Romania Travel guide
Geography and weather
Our tours mostly operate from late spring (April/May) to early Autumn (in Eastern Europe) when the weather is generally at its best. Temperatures will vary but will still be cool in April/May and again in October. The warmest months tend to be July/August. The further south you are the higher the average temperatures. You can expect snow from December to late March.
Citizens of the EU, Canada, Japan, Australia, New Zealand and the US citizens can enter Romania visa-free for 30-90 days (depending on nationality). All other nationalities need a visa to enter, which must be purchased in advance.
The monetary unit in Romania lei (ROL).
Changing money, credit cards & ATMs
The easiest way to obtain money in Eastern Europe is to draw it out of an ATM (cash machine) on a credit or debit card (e.g. visa or cirrus). ATMs are widely available throughout Eastern Europe. Another option is to bring cash, in either US Dollars or Euros (pounds sterling and other currencies cannot always be easily changed) but we advise against bringing all your money in this form, in case of theft. In all of the cities that we visit there are many places to change money and your tour leader will be able to show you where to get the best rates of exchange.

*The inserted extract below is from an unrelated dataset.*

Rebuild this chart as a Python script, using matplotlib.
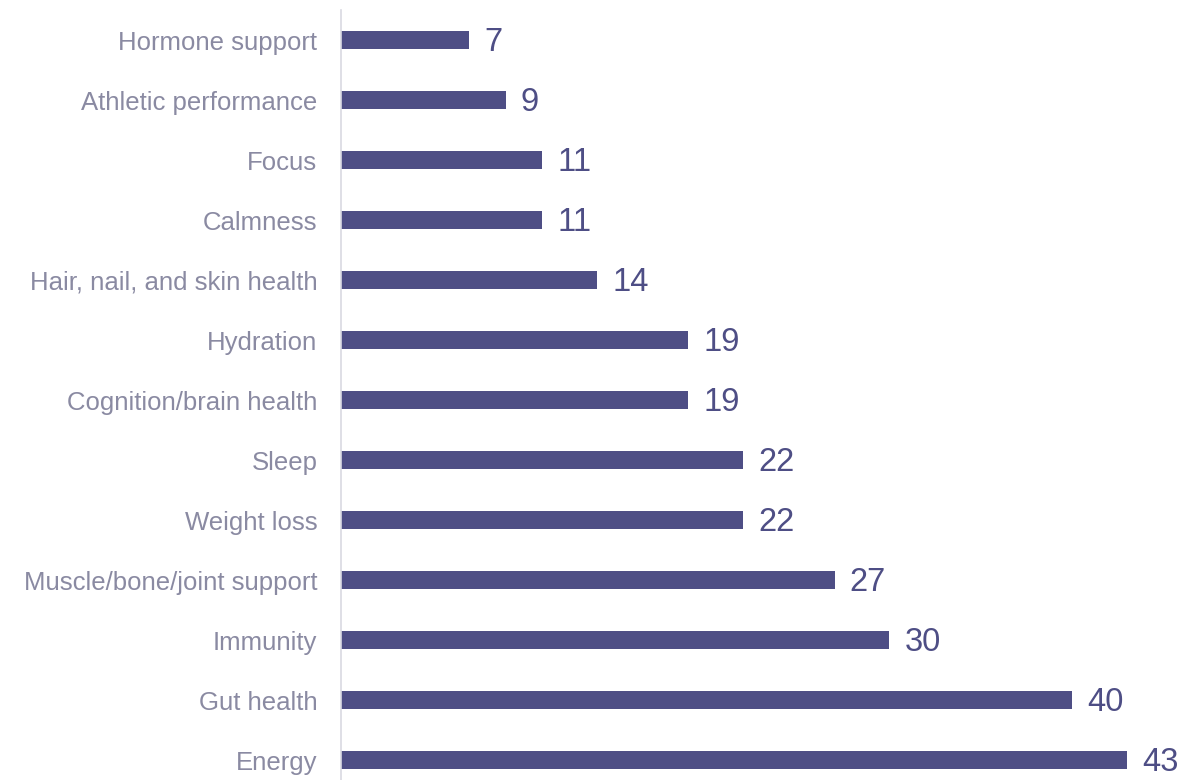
import matplotlib
matplotlib.use("Agg")
import matplotlib.pyplot as plt

categories = ["Hormone support", "Athletic performance", "Focus", "Calmness",
              "Hair, nail, and skin health", "Hydration", "Cognition/brain health",
              "Sleep", "Weight loss", "Muscle/bone/joint support", "Immunity",
              "Gut health", "Energy"]
values = [7, 9, 11, 11, 14, 19, 19, 22, 22, 27, 30, 40, 43]

plt.rcParams['font.family'] = ['Liberation Sans', 'DejaVu Sans']

W, H = 1185, 780
fig = plt.figure(figsize=(W / 100, H / 100), dpi=100)
ax = fig.add_axes([341 / W, 0, 1 - 341 / W, 770 / H])

bar_color = "#4e4e85"
ypos = list(range(len(categories)))
ax.barh(ypos, values, height=0.3, color=bar_color)
ax.set_ylim(12.33, -0.5)
ax.set_xlim(0, 46.17)

for y, v in zip(ypos, values):
    ax.annotate(str(v), (v, y), xytext=(11, -1.5), textcoords="offset points",
                va="center", ha="left", fontsize=23.5, color=bar_color)

ax.set_yticks(ypos)
ax.set_yticklabels(categories, fontsize=18.5, color="#8a8aa2")
ax.tick_params(axis="y", length=0, pad=17)
ax.set_xticks([])
for s in ["top", "right", "bottom"]:
    ax.spines[s].set_visible(False)
ax.spines["left"].set_color("#d9d9e2")
ax.spines["left"].set_linewidth(1.2)

fig.savefig("out.png", dpi=100)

Please note: Travellers cheques are not recommended for travel anywhere in Eastern Europe as these can be difficult to change and attract poor exchange rates or exorbitant commission. In some countries it may not be possible to change travellers cheques at all. If possible make sure that you bring crisp new banknotes as some exchange offices will not accept old or dirty notes (US$ notes issued before 1990 are not generally accepted).
If there is no service fee, a general rule of thumb is to add 10 to 15 percent of the bill for a tip.
Generally people find Eastern Europe to be safe and feel confident wandering alone during the day. However if you are unfamiliar with an area it is recommended that you exercise more caution at night and taxi taxis rather than walk, especially if you are a lone female traveller. In some cities bag snatching can occur so always keep a firm hand/eye on your personal items. If there is a safe available in your hotel it is recommended you use it.
Local food and drink
Some breakfasts are included in your tour. Breakfasts can be basic so if you tend to get hungry it may be a good idea to buy some fruit or snacks to eat during the day. All other meals, extra snacks and drinks on the tour are at your own expense.
Ask your tour leader if they can recommend any restaurants in the area to suit your taste or budget or have fun exploring independently.
Food offered in much of Eastern Europe is delicious, hearty, and often (but not always) meat orientated. You may well find yourself smoked or salted fish, pickled cabbage stew, beef stroganoff, goulash, meat stews, game meats, and many varieties of dumplings. Your tour leader will be able to advise you on all the best places to eat and the various specialties of each country.
All drinks such as bottled water or soft drinks are at your own expense at all times and are fairly inexpensive. Alcoholic drinks vary in price, with wine and beer generally being the cheapest options. The legal drinking age is 18.
The time difference in Romania is GMT/UTC + 2.
220-240V. Sockets are of European two pronged round pin variety.